The right process for different requirements

There are several bonding techniques in Optical Bonding for different requirements. The bonding method depends on the selection of components, system integration, and application requirements. Customer wishes are decisive, as Thorsten Penassa from BOPLA Enclosure Systems GmbH explains. "Desired display formats, shapes, specific quantities, and budget constraints – all these factors must be considered when choosing the bonding method," says Penassa. The head of system integration at BOPLA needs to know this, as the company offers its customers, among other things, touch/display integration of HMI systems and also deals with Optical Bonding.

In Optical Bonding, BOPLA distinguishes between two processes – Dry Bonding and Wet Bonding. "Dry Bonding is also called lamination. In this process, the bonding material is cut to the size of the visible display surface and used to fill the air gap between the front glass and the back of the touch sensor uniformly. The touch sensor must be flexible or semi-flexible. A highly transparent adhesive layer is laminated behind the cover glass under high optical requirements. For example, no dust particles should be between the units, and no bubbles should form. This is the challenge with this process. You can roughly imagine it as a highly transparent double-sided tape," explains Penassa. Using pressure and heat, the sensor and cover glass are bonded together. This process is relatively inexpensive and time-efficient. If the customer requires large quantities of devices in a short time, Dry Bonding is the preferred method. However, the options for printing on the cover glass are limited in this process.

Wet Bonding, on the other hand, is suitable for hard-to-hard connections, i.e., when a rigid sensor is to be bonded with the cover glass. In this process, a liquid adhesive is applied to the touch sensor. UV light then cures the adhesive. According to Penassa, this also occurs under high optical requirements. This method is the most common because it is flexible to use. Since UV light is used for curing, it is particularly gentle on materials. In this method, the liquid adhesive fills the air gap between the display surface and the sensor back. If the customer desires a frameless or zero-bezel display, the Wet Bonding process is only conditionally suitable.

The environment increases the demands on the system and the housing into which the HMI system is integrated. Whether resistive or capacitive touchscreens, displays, or keyboards – depending on the customer and industry, the requirements for the mechanical and electronic integration of HMI systems can vary significantly. While industrial applications, for example, need to be particularly robust, hygiene is also of great importance in medical technology.

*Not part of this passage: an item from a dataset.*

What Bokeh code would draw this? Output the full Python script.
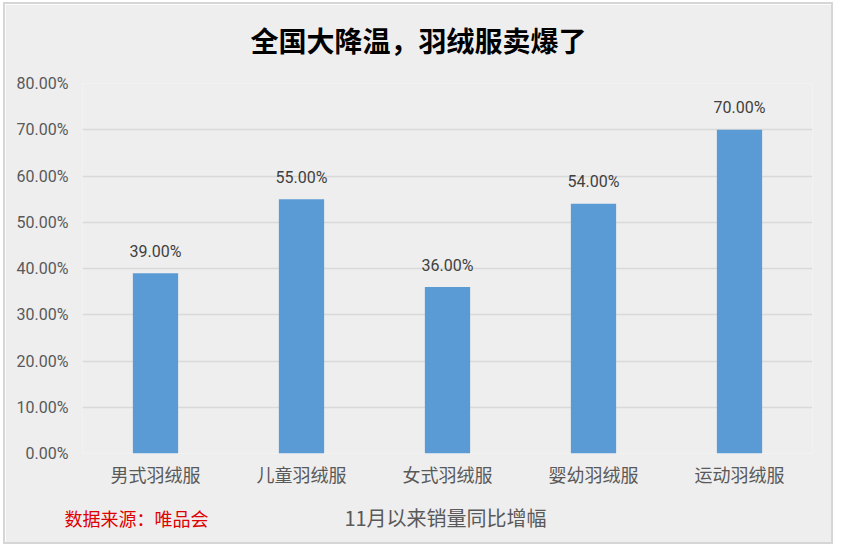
from bokeh.plotting import figure
from bokeh.models import Range1d, FactorRange, NumeralTickFormatter, Label, ColumnDataSource, FixedTicker
from bokeh.embed import file_html
from bokeh.resources import INLINE
from bokeh.core.properties import value

categories = ["男式羽绒服", "儿童羽绒服", "女式羽绒服", "婴幼羽绒服", "运动羽绒服"]
growth = [0.39, 0.55, 0.36, 0.54, 0.70]
y_ticks = [0.0, 0.1, 0.2, 0.3, 0.4, 0.5, 0.6, 0.7, 0.8]
title_text = "全国大降温，羽绒服卖爆了"
source_text = "数据来源：唯品会"
axis_text = "11月以来销量同比增幅"

# canvas placed inside a thin border on the page
OX, OY = 5, 4
W, H = 830, 542
FRAME_L, FRAME_R, FRAME_T, FRAME_B = 82, 812, 83, 453   # page pixels
BL, BR = FRAME_L - OX, W - (FRAME_R - OX)
BT, BB = FRAME_T - OY, H - (FRAME_B - OY)
Y_MAX = 0.8
frame_h = FRAME_B - FRAME_T
frame_w = FRAME_R - FRAME_L
px_per_unit = frame_h / Y_MAX
px_per_cat = frame_w / len(categories)

CJK = "Noto Sans CJK SC"
NUM = "Roboto"
BG = "#EEEEEE"

p = figure(width=W, height=H, x_range=FactorRange(*categories), y_range=Range1d(0, Y_MAX),
           output_backend="svg", toolbar_location=None,
           min_border_left=BL, min_border_right=BR, min_border_top=BT, min_border_bottom=BB)
p.styles = {"margin-left": "3px", "margin-top": "2px", "border": "2px solid #D6D6D6"}
p.background_fill_color = BG
p.border_fill_color = BG
p.outline_line_color = None

src = ColumnDataSource(dict(cat=categories, val=growth,
                            label=[f"{v*100:.2f}%" for v in growth]))
p.vbar(x="cat", top="val", width=0.31, source=src, color="#5B9BD5", line_color=None)
p.text(x="cat", y="val", text="label", source=src, text_align="center",
       text_baseline="alphabetic", y_offset=-22, text_font=value(NUM),
       text_font_size="16px", text_color="#404040")

# axes
p.yaxis.ticker = FixedTicker(ticks=y_ticks)
p.yaxis.formatter = NumeralTickFormatter(format="0.00%")
p.yaxis.axis_line_color = None
p.yaxis.major_tick_line_color = None
p.yaxis.major_tick_out = 0
p.yaxis.minor_tick_line_color = None
p.yaxis.major_label_standoff = 14
p.yaxis.major_label_text_font = NUM
p.yaxis.major_label_text_font_size = "16px"
p.yaxis.major_label_text_color = "#595959"

p.xaxis.axis_line_color = None
p.xaxis.major_tick_line_color = None
p.xaxis.major_tick_out = 0
p.xaxis.major_label_standoff = 7
p.xaxis.major_label_text_font = CJK
p.xaxis.major_label_text_font_size = "18px"
p.xaxis.major_label_text_color = "#595959"

p.xgrid.grid_line_color = None
p.ygrid.grid_line_color = "#D9D9D9"
p.ygrid.grid_line_width = 1.5

# title and footer texts, placed in side panels (positions from page layout, in data units)
title_x = (418 - FRAME_L) / px_per_cat
title_y = (FRAME_B - 39) / px_per_unit
p.add_layout(Label(x=title_x, y=title_y, text=title_text, text_align="center",
                   text_baseline="middle", text_font=CJK, text_font_size="28px",
                   text_font_style="bold", text_color="#000000"), "above")
foot_y = -(517 - FRAME_B) / px_per_unit
p.add_layout(Label(x=(64 - FRAME_L) / px_per_cat, y=foot_y, text=source_text, text_align="left",
                   text_baseline="middle", text_font=CJK, text_font_size="18px",
                   text_color="#E00000"), "below")
p.add_layout(Label(x=(445 - FRAME_L) / px_per_cat, y=foot_y, text=axis_text, text_align="center",
                   text_baseline="middle", text_font=CJK, text_font_size="20px",
                   text_color="#595959"), "below")

open("out.html", "w").write(file_html(p, INLINE))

From a side issue to a significant sector

Optical Bonding marked the beginning of a fundamental change: When Thorsten Penassa started at BOPLA nearly twelve years ago, the enclosure technology specialist already offered display integration, but it was rather secondary, he recalls. The topic of "display integration" gained real momentum at BOPLA when the company began offering wet bonding integration about ten years ago. Today, the company offers touch/display integration in various forms tailored to customer needs: solutions with continuous front foil (resistive touchscreens) or continuous cover glass (capacitive touchscreens), where no dirt edges are allowed – for example in medical technology or the food industry. It is also possible to combine a touchscreen with a conventional membrane keypad.

BOPLA has developed a dedicated potting technology for touch/display integration. In this process, the display or the entire HMI unit is fixed from behind with an additional layer and potting compound. This means that the entire weight of the display and electronics is not only supported by the cover glass. "This makes the device even more stable. And it is so effective that we always recommend this to our customers during display integration," says Penassa. This process ensures that the HMI unit is tension-free from behind and can withstand larger temperature fluctuations.